--- WHAT TO WORK ON ---
Skip the pictures. Reproduce all other material exactly.

--- RECORDS FOR PROCESSING ---
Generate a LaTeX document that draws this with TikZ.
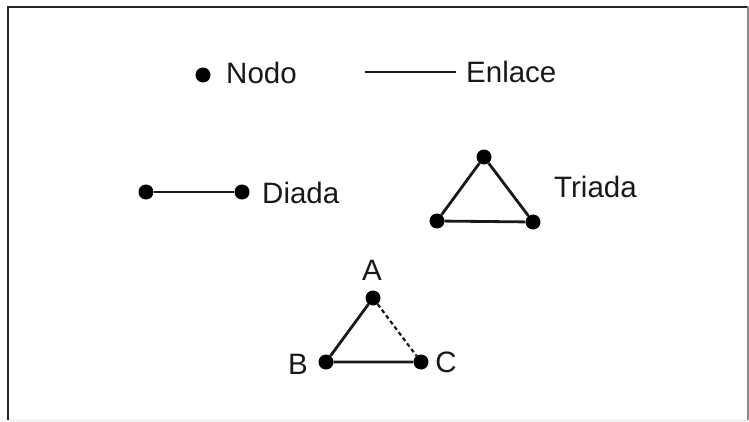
\documentclass[tikz,border=0pt]{standalone}
\usepackage{fontspec}
\setmainfont{Liberation Sans}
\usepackage{tikz}

\tikzset{
  punto/.style={circle, fill=black, inner sep=0pt, minimum size=15pt},
  enlace/.style={line width=2.8pt, black!90},
  etiqueta/.style={font=\fontsize{29.5}{32}\selectfont, text=black!90, inner sep=0pt}
}

\begin{document}
\begin{tikzpicture}[x=1pt, y=-1pt]
        \useasboundingbox (0,0) rectangle (749,422);
        \fill[white] (0,0) rectangle (749,422);

        % marco
        \draw[black!85, line width=1.6pt] (8,420) -- (8,7) -- (748,7);
        \draw[black!45, line width=1.4pt] (748,7) -- (748,420);
        \draw[black!10, line width=1pt] (8,420) -- (748,420);

        % leyenda
        \node[punto] (n) at (203,75) {};
        \node[etiqueta, anchor=west] (nodo) at (226,73) {Nodo};
        \coordinate (e1) at (365,72);
        \coordinate (e2) at (456,72);
        \draw[enlace] (e1) -- (e2);
        \node[etiqueta, anchor=west] (enl) at (466,72) {Enlace};

        % diada
        \node[punto] (d1) at (146,192) {};
        \node[punto] (d2) at (242,192) {};
        \draw[enlace] (d1) -- (d2);
        \node[etiqueta, anchor=west] (diada) at (262,193) {Diada};

        % triada
        \node[punto] (t1) at (484,157) {};
        \node[punto] (t2) at (437,221) {};
        \node[punto] (t3) at (533,222) {};
        \draw[enlace] (t1) -- (t2) -- (t3) -- (t1);
        \node[etiqueta, anchor=west] (triada) at (554,187) {Triada};

        % triada abierta
        \node[punto] (a) at (373,298) {};
        \node[punto] (b) at (326,362) {};
        \node[punto] (c) at (421,362) {};
        \draw[enlace] (a) -- (b) -- (c);
        \draw[enlace, line width=2.2pt, dash pattern=on 4pt off 3pt] (a) -- (c);
        \node[etiqueta] (la) at (372,270) {A};
        \node[etiqueta] (lb) at (298,364) {B};
        \node[etiqueta] (lc) at (446,362) {C};
      \end{tikzpicture}
\end{document}
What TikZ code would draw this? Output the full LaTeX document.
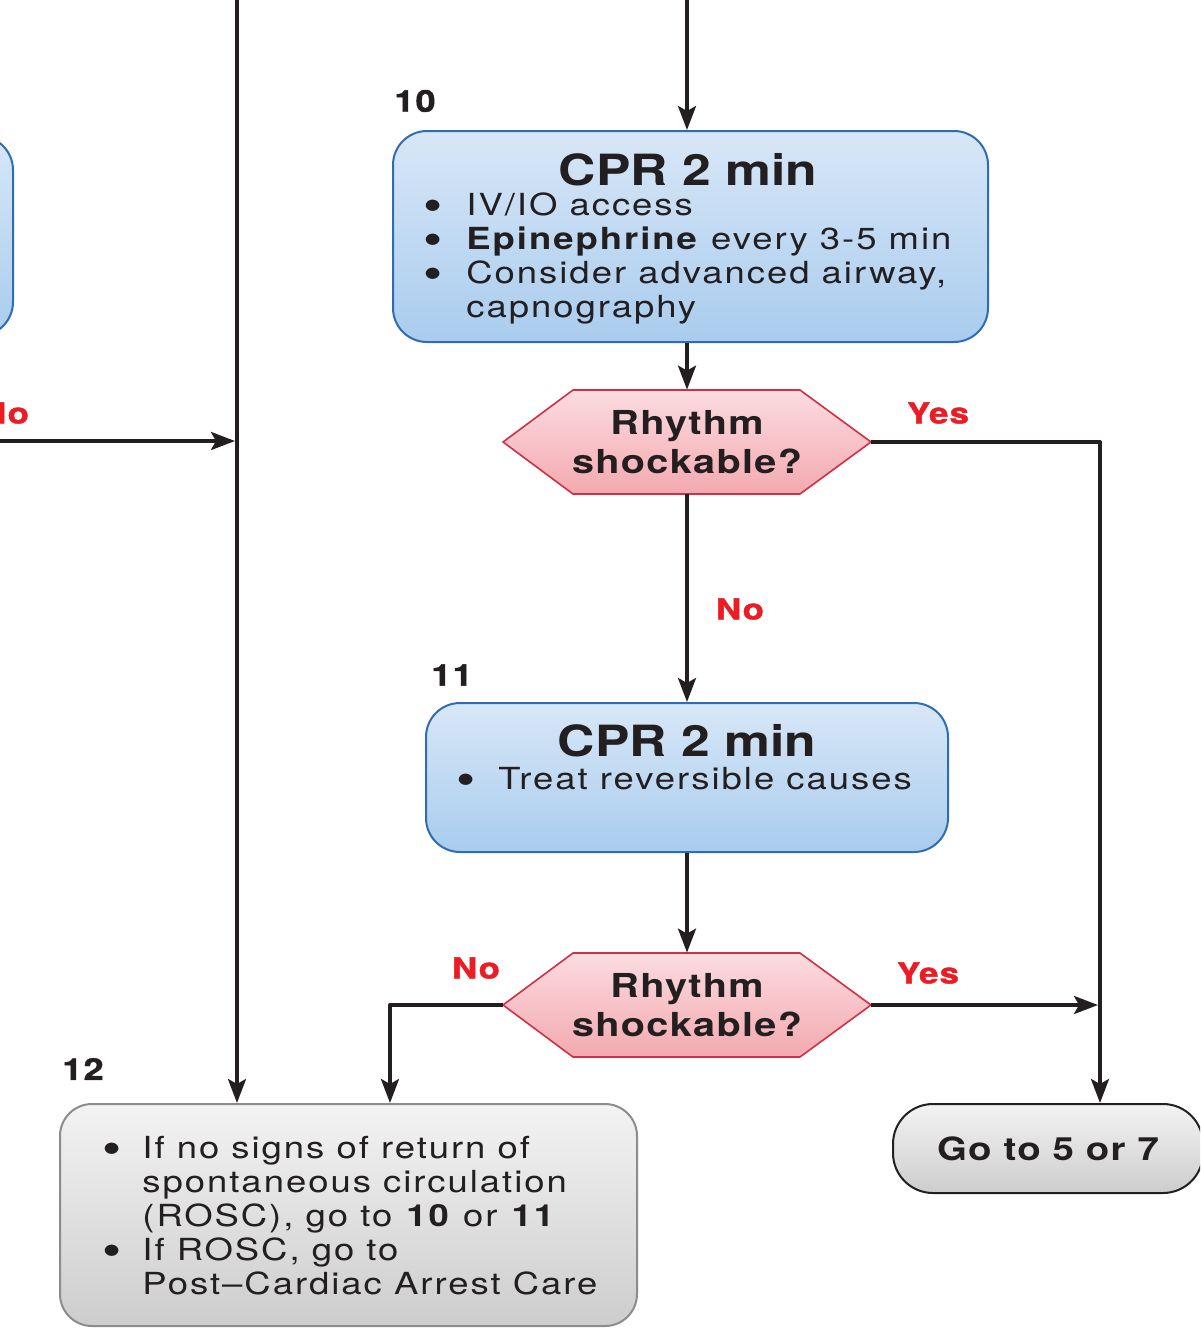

--- RESULT OF THE TASK ---
Generate a LaTeX document that draws this with TikZ.
\documentclass[tikz,border=0pt]{standalone}
\usepackage{fontspec}
\setmainfont{Liberation Sans}
\usepackage{tikz}

\tikzset{
  punto/.style={circle, fill=black, inner sep=0pt, minimum size=15pt},
  enlace/.style={line width=2.8pt, black!90},
  etiqueta/.style={font=\fontsize{29.5}{32}\selectfont, text=black!90, inner sep=0pt}
}

\begin{document}
\begin{tikzpicture}[x=1pt, y=-1pt]
        \useasboundingbox (0,0) rectangle (749,422);
        \fill[white] (0,0) rectangle (749,422);

        % marco
        \draw[black!85, line width=1.6pt] (8,420) -- (8,7) -- (748,7);
        \draw[black!45, line width=1.4pt] (748,7) -- (748,420);
        \draw[black!10, line width=1pt] (8,420) -- (748,420);

        % leyenda
        \node[punto] (n) at (203,75) {};
        \node[etiqueta, anchor=west] (nodo) at (226,73) {Nodo};
        \coordinate (e1) at (365,72);
        \coordinate (e2) at (456,72);
        \draw[enlace] (e1) -- (e2);
        \node[etiqueta, anchor=west] (enl) at (466,72) {Enlace};

        % diada
        \node[punto] (d1) at (146,192) {};
        \node[punto] (d2) at (242,192) {};
        \draw[enlace] (d1) -- (d2);
        \node[etiqueta, anchor=west] (diada) at (262,193) {Diada};

        % triada
        \node[punto] (t1) at (484,157) {};
        \node[punto] (t2) at (437,221) {};
        \node[punto] (t3) at (533,222) {};
        \draw[enlace] (t1) -- (t2) -- (t3) -- (t1);
        \node[etiqueta, anchor=west] (triada) at (554,187) {Triada};

        % triada abierta
        \node[punto] (a) at (373,298) {};
        \node[punto] (b) at (326,362) {};
        \node[punto] (c) at (421,362) {};
        \draw[enlace] (a) -- (b) -- (c);
        \draw[enlace, line width=2.2pt, dash pattern=on 4pt off 3pt] (a) -- (c);
        \node[etiqueta] (la) at (372,270) {A};
        \node[etiqueta] (lb) at (298,364) {B};
        \node[etiqueta] (lc) at (446,362) {C};
      \end{tikzpicture}
\end{document}
What TikZ code would draw this? Output the full LaTeX document.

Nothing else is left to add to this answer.